■ Instruction:
Without the images, write out the whole listing exactly.

■ Data:

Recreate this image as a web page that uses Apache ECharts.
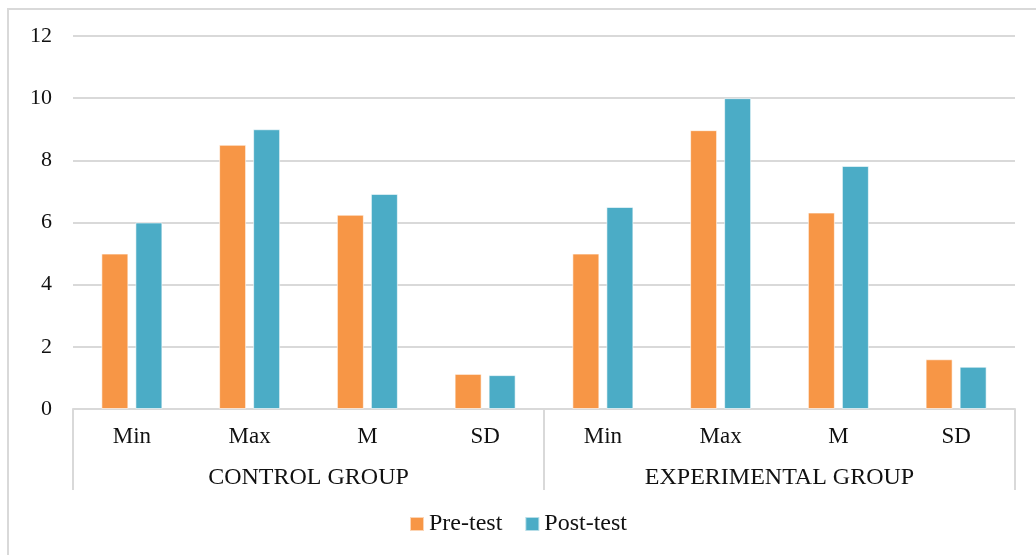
<!DOCTYPE html>
<html>
<head>
<meta charset="utf-8">
<script src="https://cdn.jsdelivr.net/npm/echarts@6/dist/echarts.min.js"></script>
<style>
html,body{margin:0;padding:0;background:#fff;}
#c{width:1036px;height:555px;}
</style>
</head>
<body>
<div id="c"></div>
<script>
const statLabels = ['Min','Max','M','SD','Min','Max','M','SD'];
const groupLabels = ['CONTROL GROUP','EXPERIMENTAL GROUP'];
const preTest = [5.0, 8.5, 6.25, 1.13, 5.0, 8.97, 6.32, 1.6];
const postTest = [6.0, 9.0, 6.92, 1.09, 6.5, 10.0, 7.82, 1.36];
const yTicks = {min: 0, max: 12, interval: 2};

const FONT = '"Liberation Serif","Times New Roman",serif';
const chart = echarts.init(document.getElementById('c'));
chart.setOption({
  animation: false,
  backgroundColor: '#fff',
  graphic: [{
    type: 'rect', silent: true, z: -1,
    shape: {x: 8, y: 9, width: 1050, height: 570},
    style: {fill: 'none', stroke: '#d9d9d9', lineWidth: 2}
  }],
  grid: {left: 73, right: 21, top: 36, bottom: 146, containLabel: false},
  legend: {
    bottom: 14, left: 'center',
    itemWidth: 14, itemHeight: 14, itemGap: 22,
    icon: 'rect',
    textStyle: {fontFamily: FONT, fontSize: 24, color: '#111'},
    data: ['Pre-test','Post-test']
  },
  xAxis: [{
    type: 'category', data: statLabels, gridIndex: 0, position: 'bottom',
    axisLine: {show: true, lineStyle: {color: '#d9d9d9', width: 2}},
    axisTick: {show: false},
    axisLabel: {fontFamily: FONT, fontSize: 23, color: '#111', margin: 16, interval: 0}
  }, {
    type: 'category', data: groupLabels, gridIndex: 0, position: 'bottom',
    axisLine: {show: false},
    axisTick: {show: true, length: 81, interval: 0, lineStyle: {color: '#d9d9d9', width: 2}},
    axisLabel: {fontFamily: FONT, fontSize: 24, color: '#111', margin: 57, interval: 0},
    splitLine: {show: false}
  }],
  yAxis: {
    type: 'value', min: yTicks.min, max: yTicks.max, interval: yTicks.interval,
    axisLine: {show: false}, axisTick: {show: false},
    axisLabel: {fontFamily: FONT, fontSize: 22, color: '#111', margin: 21},
    splitLine: {lineStyle: {color: '#d9d9d9', width: 2}}
  },
  series: [{
    name: 'Pre-test', type: 'bar', xAxisIndex: 0, data: preTest,
    barWidth: 27, barGap: '26%',
    itemStyle: {color: '#F79646', borderColor: 'rgba(255,255,255,0.6)', borderWidth: 1}
  }, {
    name: 'Post-test', type: 'bar', xAxisIndex: 0, data: postTest,
    barWidth: 27, barGap: '26%',
    itemStyle: {color: '#4BACC6', borderColor: 'rgba(255,255,255,0.6)', borderWidth: 1}
  }]
});
</script>
</body>
</html>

■ Correct answer:
Recreate this image as a web page that uses Apache ECharts.
<!DOCTYPE html>
<html>
<head>
<meta charset="utf-8">
<script src="https://cdn.jsdelivr.net/npm/echarts@6/dist/echarts.min.js"></script>
<style>
html,body{margin:0;padding:0;background:#fff;}
#c{width:1036px;height:555px;}
</style>
</head>
<body>
<div id="c"></div>
<script>
const statLabels = ['Min','Max','M','SD','Min','Max','M','SD'];
const groupLabels = ['CONTROL GROUP','EXPERIMENTAL GROUP'];
const preTest = [5.0, 8.5, 6.25, 1.13, 5.0, 8.97, 6.32, 1.6];
const postTest = [6.0, 9.0, 6.92, 1.09, 6.5, 10.0, 7.82, 1.36];
const yTicks = {min: 0, max: 12, interval: 2};

const FONT = '"Liberation Serif","Times New Roman",serif';
const chart = echarts.init(document.getElementById('c'));
chart.setOption({
  animation: false,
  backgroundColor: '#fff',
  graphic: [{
    type: 'rect', silent: true, z: -1,
    shape: {x: 8, y: 9, width: 1050, height: 570},
    style: {fill: 'none', stroke: '#d9d9d9', lineWidth: 2}
  }],
  grid: {left: 73, right: 21, top: 36, bottom: 146, containLabel: false},
  legend: {
    bottom: 14, left: 'center',
    itemWidth: 14, itemHeight: 14, itemGap: 22,
    icon: 'rect',
    textStyle: {fontFamily: FONT, fontSize: 24, color: '#111'},
    data: ['Pre-test','Post-test']
  },
  xAxis: [{
    type: 'category', data: statLabels, gridIndex: 0, position: 'bottom',
    axisLine: {show: true, lineStyle: {color: '#d9d9d9', width: 2}},
    axisTick: {show: false},
    axisLabel: {fontFamily: FONT, fontSize: 23, color: '#111', margin: 16, interval: 0}
  }, {
    type: 'category', data: groupLabels, gridIndex: 0, position: 'bottom',
    axisLine: {show: false},
    axisTick: {show: true, length: 81, interval: 0, lineStyle: {color: '#d9d9d9', width: 2}},
    axisLabel: {fontFamily: FONT, fontSize: 24, color: '#111', margin: 57, interval: 0},
    splitLine: {show: false}
  }],
  yAxis: {
    type: 'value', min: yTicks.min, max: yTicks.max, interval: yTicks.interval,
    axisLine: {show: false}, axisTick: {show: false},
    axisLabel: {fontFamily: FONT, fontSize: 22, color: '#111', margin: 21},
    splitLine: {lineStyle: {color: '#d9d9d9', width: 2}}
  },
  series: [{
    name: 'Pre-test', type: 'bar', xAxisIndex: 0, data: preTest,
    barWidth: 27, barGap: '26%',
    itemStyle: {color: '#F79646', borderColor: 'rgba(255,255,255,0.6)', borderWidth: 1}
  }, {
    name: 'Post-test', type: 'bar', xAxisIndex: 0, data: postTest,
    barWidth: 27, barGap: '26%',
    itemStyle: {color: '#4BACC6', borderColor: 'rgba(255,255,255,0.6)', borderWidth: 1}
  }]
});
</script>
</body>
</html>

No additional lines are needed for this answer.